The unique twist to this case is that the ten-year delay between conviction and claim of appeal is wholly attributable to the defendant.

"The appellant is bound to act with reasonable *569 promptness after the trial in securing the transcript from the reporter, and if his failure to secure the transcript is due primarily to his own negligence or delay, rather than to the death or disability of the reporter, a new trial will generally be denied." 19 ALR2d 1098, 1107.

Here defendant did not attempt to protect his rights. Although this appeal is technically timely, GCR 1963, 803.1, the nine-year delay between conviction and sentencing is a mockery of our system. The state has a right to rely on expeditious claims of appeal by defendants. To allow such a claim to stand under circumstances such as this would be to allow form to overtake substance.

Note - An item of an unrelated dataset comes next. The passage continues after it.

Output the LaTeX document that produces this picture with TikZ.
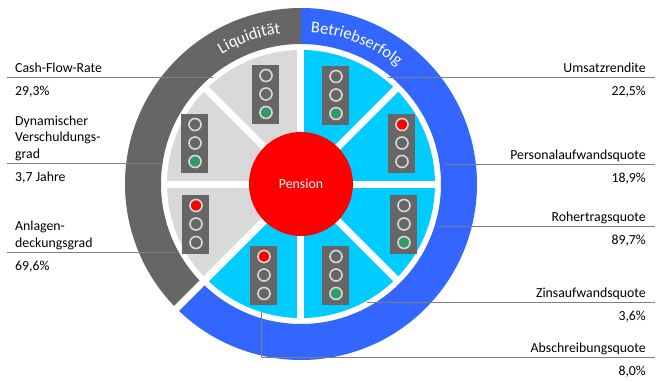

While we agree that a defendant has a constitutional right to appeal where, as here, he has compromised his position by his own misconduct, that right must be balanced. The state's responsibility for lost transcripts should diminish as the defendant-caused delay lengthens. When the delay is as extreme as it is here, and only the right to appeal is alleged (no specific error is noted as in Carson, supra), we cannot reward defendant for being a fugitive for nine years.

Accordingly we deny defendant's request for peremptory reversal or a new trial.

Affirmed.

NOTES

[*] Circuit judge, sitting on the Court of Appeals by assignment.